Code to define the training hyperparameters

We have used a small hidden_size of 5 because we have a small graph to fit and increasing the number of trainable parameters might not be a good idea. 

Our input to the model is an identity matrix of dimension 34x34 representing the initial condition that each member is not part of any group. We are going to use the Negative Log Likelihood loss function on the Softmax layer outputs of the first and last nodes because we only know the ground truths of these two nodes. For all the other nodes, this setting works as a semi-supervised learning mechanism.

Each message passing layer does one hop of information passing. That means, in the first message passing layer, each node embedding gets updated with information about its neighbors and in the second message passing layer, each node embedding gets updated with information on the neighbors of its neighbors. In the final softmax layer, we classify all the nodes and backpropagate the loss. The model will learn to update the node embeddings of each node based on its neighborhood and label them as 0 or 1 based on this embedding.

Evaluating the GNN Model

In the evaluation stage, the message passing layers calculate the node embeddings and the final softmax layer classifies each node as 0 or 1.

GNN model evaluation

We will be using the ground truth from DGL’s KarateClubDataset class to evaluate the result. The classification report of our evaluation is given below.

Classification report

We were able to achieve 94% accuracy in under 20 epochs of training.
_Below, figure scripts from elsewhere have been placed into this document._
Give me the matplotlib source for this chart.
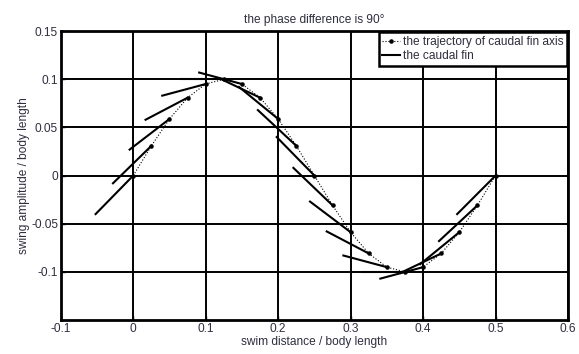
import matplotlib.pyplot as plt
import numpy as np

# trajectory of the caudal fin axis
x_traj = [0, 0.025, 0.05, 0.075, 0.1, 0.125, 0.15, 0.175, 0.2, 0.225, 0.25,
          0.275, 0.3, 0.325, 0.35, 0.375, 0.4, 0.425, 0.45, 0.475, 0.5]
y_traj = [0, 0.0309, 0.0588, 0.0809, 0.0951, 0.1, 0.0951, 0.0809, 0.0588, 0.0309, 0,
          -0.0309, -0.0588, -0.0809, -0.0951, -0.1, -0.0951, -0.0809, -0.0588, -0.0309, 0]

# other end of each fin segment
x_tail = [-0.052, -0.028, -0.005, 0.017, 0.040, 0.066, 0.091, 0.119, 0.146, 0.172, 0.198,
          0.221, 0.244, 0.267, 0.290, 0.316, 0.341, 0.369, 0.396, 0.422, 0.447]
y_tail = [-0.040, -0.008, 0.027, 0.058, 0.083, 0.100, 0.107, 0.101, 0.092, 0.068, 0.040,
          0.008, -0.027, -0.058, -0.083, -0.100, -0.107, -0.101, -0.092, -0.068, -0.040]

x_ticks = [-0.1, 0, 0.1, 0.2, 0.3, 0.4, 0.5, 0.6]
x_labels = ['-0.1', '0', '0.1', '0.2', '0.3', '0.4', '0.5', '0.6']
y_ticks = [-0.1, -0.05, 0, 0.05, 0.1, 0.15]
y_labels = ['-0.1', '-0.05', '0', '0.05', '0.1', '0.15']

plt.rcParams['font.family'] = ['Liberation Sans', 'DejaVu Sans']
txt = '#2e2e3e'
fs = 8.6

fig = plt.figure(figsize=(5.79, 3.54), dpi=100)
ax = fig.add_axes([0.105, 0.096, 0.876, 0.816])

# fin segments
for i in range(len(x_traj)):
    ax.plot([x_tail[i], x_traj[i]], [y_tail[i], y_traj[i]], color='black', linewidth=1.5,
            label='the caudal fin' if i == 0 else None, zorder=3)

# trajectory
ax.plot(x_traj, y_traj, color='black', linestyle=':', linewidth=0.8, marker='.',
        markersize=4.5, label='the trajectory of caudal fin axis', zorder=4)

ax.set_xlim(-0.1, 0.6)
ax.set_ylim(-0.15, 0.15)
ax.set_xticks(x_ticks)
ax.set_xticklabels(x_labels, fontsize=fs, color=txt)
ax.set_yticks(y_ticks)
ax.set_yticklabels(y_labels, fontsize=fs, color=txt)
ax.tick_params(direction='in', length=3, width=1, pad=2)
ax.grid(True, color='black', linewidth=1.4)
ax.set_axisbelow(True)
for s in ax.spines.values():
    s.set_linewidth(2)

ax.set_xlabel('swim distance / body length', fontsize=fs, color=txt, labelpad=1)
ax.set_ylabel('swing amplitude / body length', fontsize=fs, color=txt, labelpad=1)
ax.set_title('the phase difference is 90°', fontsize=fs, color=txt, pad=6)

handles, labels = ax.get_legend_handles_labels()
leg = ax.legend(handles[::-1], labels[::-1], loc='upper right', fontsize=fs,
                fancybox=False, framealpha=1, edgecolor='black', borderaxespad=0.1,
                handlelength=1.5, handletextpad=0.2, borderpad=0.3, labelspacing=0.2)
leg.get_frame().set_linewidth(1.8)
for t in leg.get_texts():
    t.set_color(txt)

fig.savefig('out.png', dpi=100)
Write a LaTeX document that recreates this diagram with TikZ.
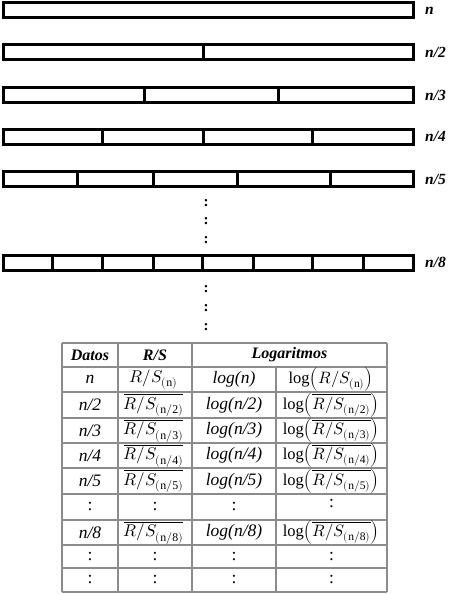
\documentclass[tikz,border=0pt]{standalone}
\usepackage{fontspec}
\usepackage{unicode-math}
\setmainfont{Liberation Serif}
\setmathfont{Latin Modern Math}
\definecolor{tline}{RGB}{140,140,140}
\begin{document}
\begin{tikzpicture}[x=1pt,y=-1pt,
  bar/.style={draw=black,line width=3pt},
  lbl/.style={anchor=west,inner sep=0pt,font=\fontsize{15.5}{17}\selectfont\bfseries\itshape},
  vdots/.style={inner sep=0pt,font=\fontsize{15}{16}\selectfont\bfseries},
  tgrid/.style={draw=tline,line width=1.1pt},
  hd/.style={inner sep=0pt,font=\fontsize{16}{18}\selectfont\bfseries\itshape},
  cell/.style={inner sep=0pt,font=\fontsize{17.5}{19}\selectfont},
  cellm/.style={inner sep=0pt,font=\fontsize{17}{19}\selectfont},
  celll/.style={inner sep=0pt,font=\fontsize{16.5}{18}\selectfont}
]
\useasboundingbox (0,0) rectangle (450,594);
% bars
\draw[bar] (3,3) rectangle (413.5,18);
\draw[bar] (3,45) rectangle (413.5,60);
\draw[bar] (203,45) -- (203,60);
\draw[bar] (3,87.5) rectangle (413.5,102.5);
\foreach \x in {144,278} \draw[bar] (\x,87.5) -- (\x,102.5);
\draw[bar] (3,129) rectangle (413.5,144);
\foreach \x in {102,203,312} \draw[bar] (\x,129) -- (\x,144);
\draw[bar] (3,171.5) rectangle (413.5,186.5);
\foreach \x in {77,153,237,330} \draw[bar] (\x,171.5) -- (\x,186.5);
\draw[bar] (3,255) rectangle (413.5,270);
\foreach \x in {52,102,153,202.5,253,312,363} \draw[bar] (\x,255) -- (\x,270);
% labels
\node[lbl] (l1) at (425,10.5) {n};
\node[lbl] (l2) at (425,52.5) {n/2};
\node[lbl] (l3) at (425,95) {n/3};
\node[lbl] (l4) at (425,136.5) {n/4};
\node[lbl] (l5) at (425,179) {n/5};
\node[lbl] (l8) at (425,262.5) {n/8};
% vertical dots
\node[vdots] (d1) at (206,203) {:};
\node[vdots] (d2) at (206,221.5) {:};
\node[vdots] (d3) at (206,240) {:};
\node[vdots] (d4) at (206,289) {:};
\node[vdots] (d5) at (206,308) {:};
\node[vdots] (d6) at (206,327) {:};
% table grid
\foreach \y in {343,367,392,418,443,468,494,520,545,568,592}
  \draw[tgrid] (62,\y) -- (387,\y);
\foreach \x in {62,118,192,387}
  \draw[tgrid] (\x,343) -- (\x,592);
\draw[tgrid] (276,367) -- (276,592);
% header
\node[hd] (h1) at (90,355) {Datos};
\node[hd] (h2) at (155,355) {R/S};
\node[hd] (h3) at (289.5,355) {Logaritmos};
% rows
\node[cell] (a1) at (90,379.5) {\textit{n}};
\node[cellm] (b1) at (153.5,379.5) {$R/S_{\mathrm{(n)}}$};
\node[cell] (c1) at (234,379.5) {\textit{log(n)}};
\node[celll] (e1) at (331,379.5) {$\mathrm{log}{\left(R/S_{\mathrm{(n)}}\right)}$};
\foreach \k/\yy in {2/405,3/430.5,4/455.5,5/481}{
  \node[cell] (a\k) at (90,\yy) {\textit{n/\k}};
  \node[cellm] (b\k) at (153.5,\yy) {$\overline{R/S_{\mathrm{(n/\k)}}}$};
  \node[cell] (c\k) at (234,\yy) {\textit{log(n/\k)}};
  \node[celll] (e\k) at (331,\yy) {$\mathrm{log}{\left(\overline{R/S_{\mathrm{(n/\k)}}}\right)}$};
}
\node[cell] (a6) at (90,507) {:};
\node[cell] (b6) at (155,507) {:};
\node[cell] (c6) at (234,507) {:};
\node[cell] (e6) at (331.5,504) {:};
\node[cell] (a8) at (90,532.5) {\textit{n/8}};
\node[cellm] (b8) at (153.5,532.5) {$\overline{R/S_{\mathrm{(n/8)}}}$};
\node[cell] (c8) at (234,532.5) {\textit{log(n/8)}};
\node[celll] (e8) at (331,532.5) {$\mathrm{log}{\left(\overline{R/S_{\mathrm{(n/8)}}}\right)}$};
\foreach \n/\yy in {9/556.5,10/580}{
  \node[cell] (a\n) at (90,\yy) {:};
  \node[cell] (b\n) at (155,\yy) {:};
  \node[cell] (c\n) at (234,\yy) {:};
  \node[cell] (e\n) at (331.5,\yy) {:};
}
\end{tikzpicture}
\end{document}
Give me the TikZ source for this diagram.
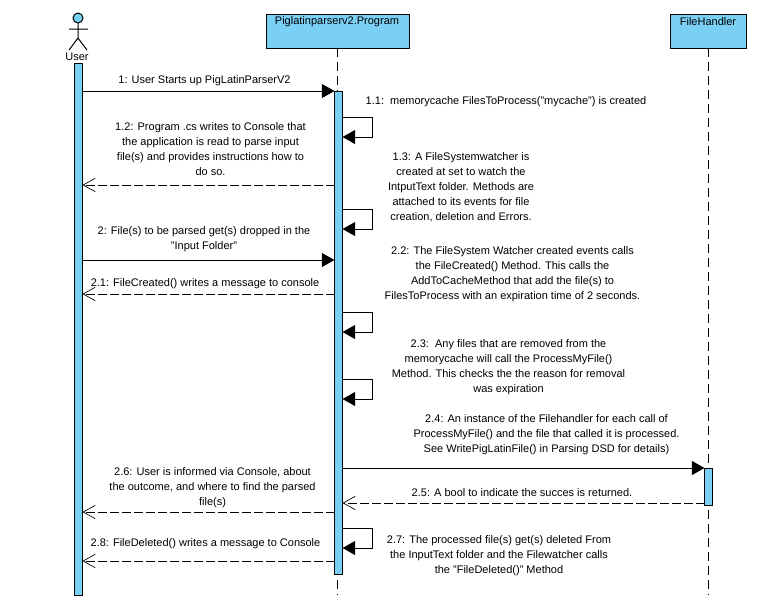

The predicted graph is shown below.

The predicted Zachary’s karate club graph
Zachary’s karate club with green nodes representing group under Mr.Hi and red nodes representing group under John A

You can access the full code here.

Conclusion

The Graph Neural Network is a powerful tool that can learn complex relationships within a dataset. Even though there is a higher effort in creating a dataset and defining the model for a Graph Neural Network, the complex information it can learn makes it a good candidate for solving problems that involve learning from not only the data points but also the relationships between them.